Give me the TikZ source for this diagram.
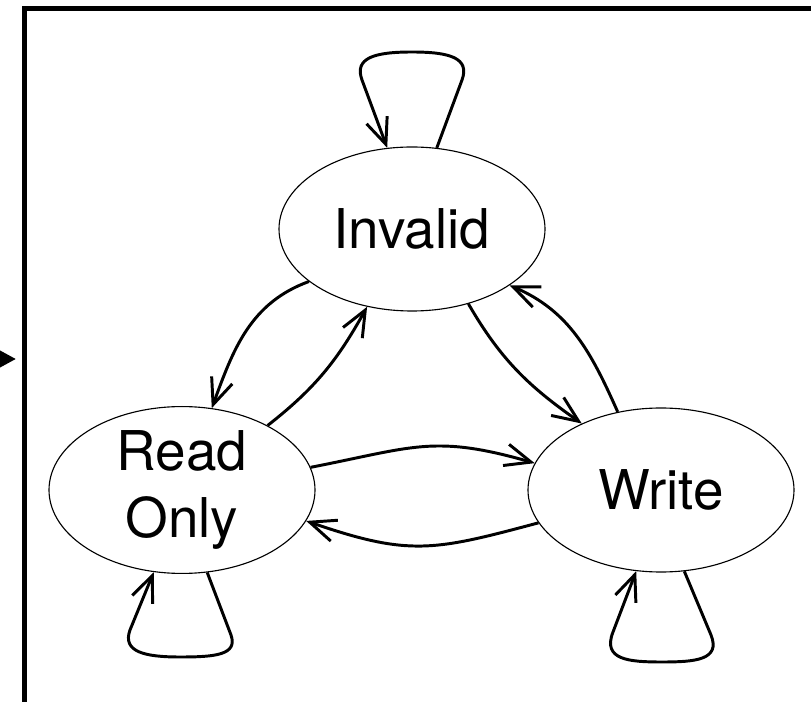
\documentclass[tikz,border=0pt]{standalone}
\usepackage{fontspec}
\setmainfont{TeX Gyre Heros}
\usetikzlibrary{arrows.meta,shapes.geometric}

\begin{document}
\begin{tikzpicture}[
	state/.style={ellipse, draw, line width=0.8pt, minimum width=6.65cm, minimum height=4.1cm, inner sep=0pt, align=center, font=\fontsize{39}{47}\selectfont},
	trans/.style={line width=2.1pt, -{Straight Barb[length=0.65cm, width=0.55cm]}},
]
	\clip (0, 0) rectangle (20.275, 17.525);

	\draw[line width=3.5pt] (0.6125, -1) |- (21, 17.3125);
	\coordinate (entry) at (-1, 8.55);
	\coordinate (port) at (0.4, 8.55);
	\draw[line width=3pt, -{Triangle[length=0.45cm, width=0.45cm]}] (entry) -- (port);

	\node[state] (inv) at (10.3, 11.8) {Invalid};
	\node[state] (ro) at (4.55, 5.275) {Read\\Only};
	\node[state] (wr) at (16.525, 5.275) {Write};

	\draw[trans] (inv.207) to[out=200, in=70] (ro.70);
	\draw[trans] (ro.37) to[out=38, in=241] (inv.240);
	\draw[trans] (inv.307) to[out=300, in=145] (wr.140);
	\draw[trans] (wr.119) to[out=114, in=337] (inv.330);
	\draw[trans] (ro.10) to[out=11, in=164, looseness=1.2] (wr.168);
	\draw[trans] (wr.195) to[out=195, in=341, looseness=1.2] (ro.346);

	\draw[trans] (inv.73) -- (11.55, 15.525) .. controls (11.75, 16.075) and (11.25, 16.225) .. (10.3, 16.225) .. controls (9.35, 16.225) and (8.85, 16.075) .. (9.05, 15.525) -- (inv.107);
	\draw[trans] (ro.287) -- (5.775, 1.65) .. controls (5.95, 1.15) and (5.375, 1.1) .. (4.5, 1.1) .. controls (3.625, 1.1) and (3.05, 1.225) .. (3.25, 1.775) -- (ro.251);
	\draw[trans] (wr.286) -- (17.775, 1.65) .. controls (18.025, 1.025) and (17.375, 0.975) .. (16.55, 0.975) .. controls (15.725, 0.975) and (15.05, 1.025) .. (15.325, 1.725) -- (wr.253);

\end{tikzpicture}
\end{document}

Given problem:
Reproduce each line exactly, please, except for any pictures.

Answer to this exercise:
Give me the TikZ source for this diagram.
\documentclass[tikz,border=0pt]{standalone}
\usepackage{fontspec}
\setmainfont{TeX Gyre Heros}
\usetikzlibrary{arrows.meta,shapes.geometric}

\begin{document}
\begin{tikzpicture}[
	state/.style={ellipse, draw, line width=0.8pt, minimum width=6.65cm, minimum height=4.1cm, inner sep=0pt, align=center, font=\fontsize{39}{47}\selectfont},
	trans/.style={line width=2.1pt, -{Straight Barb[length=0.65cm, width=0.55cm]}},
]
	\clip (0, 0) rectangle (20.275, 17.525);

	\draw[line width=3.5pt] (0.6125, -1) |- (21, 17.3125);
	\coordinate (entry) at (-1, 8.55);
	\coordinate (port) at (0.4, 8.55);
	\draw[line width=3pt, -{Triangle[length=0.45cm, width=0.45cm]}] (entry) -- (port);

	\node[state] (inv) at (10.3, 11.8) {Invalid};
	\node[state] (ro) at (4.55, 5.275) {Read\\Only};
	\node[state] (wr) at (16.525, 5.275) {Write};

	\draw[trans] (inv.207) to[out=200, in=70] (ro.70);
	\draw[trans] (ro.37) to[out=38, in=241] (inv.240);
	\draw[trans] (inv.307) to[out=300, in=145] (wr.140);
	\draw[trans] (wr.119) to[out=114, in=337] (inv.330);
	\draw[trans] (ro.10) to[out=11, in=164, looseness=1.2] (wr.168);
	\draw[trans] (wr.195) to[out=195, in=341, looseness=1.2] (ro.346);

	\draw[trans] (inv.73) -- (11.55, 15.525) .. controls (11.75, 16.075) and (11.25, 16.225) .. (10.3, 16.225) .. controls (9.35, 16.225) and (8.85, 16.075) .. (9.05, 15.525) -- (inv.107);
	\draw[trans] (ro.287) -- (5.775, 1.65) .. controls (5.95, 1.15) and (5.375, 1.1) .. (4.5, 1.1) .. controls (3.625, 1.1) and (3.05, 1.225) .. (3.25, 1.775) -- (ro.251);
	\draw[trans] (wr.286) -- (17.775, 1.65) .. controls (18.025, 1.025) and (17.375, 0.975) .. (16.55, 0.975) .. controls (15.725, 0.975) and (15.05, 1.025) .. (15.325, 1.725) -- (wr.253);

\end{tikzpicture}
\end{document}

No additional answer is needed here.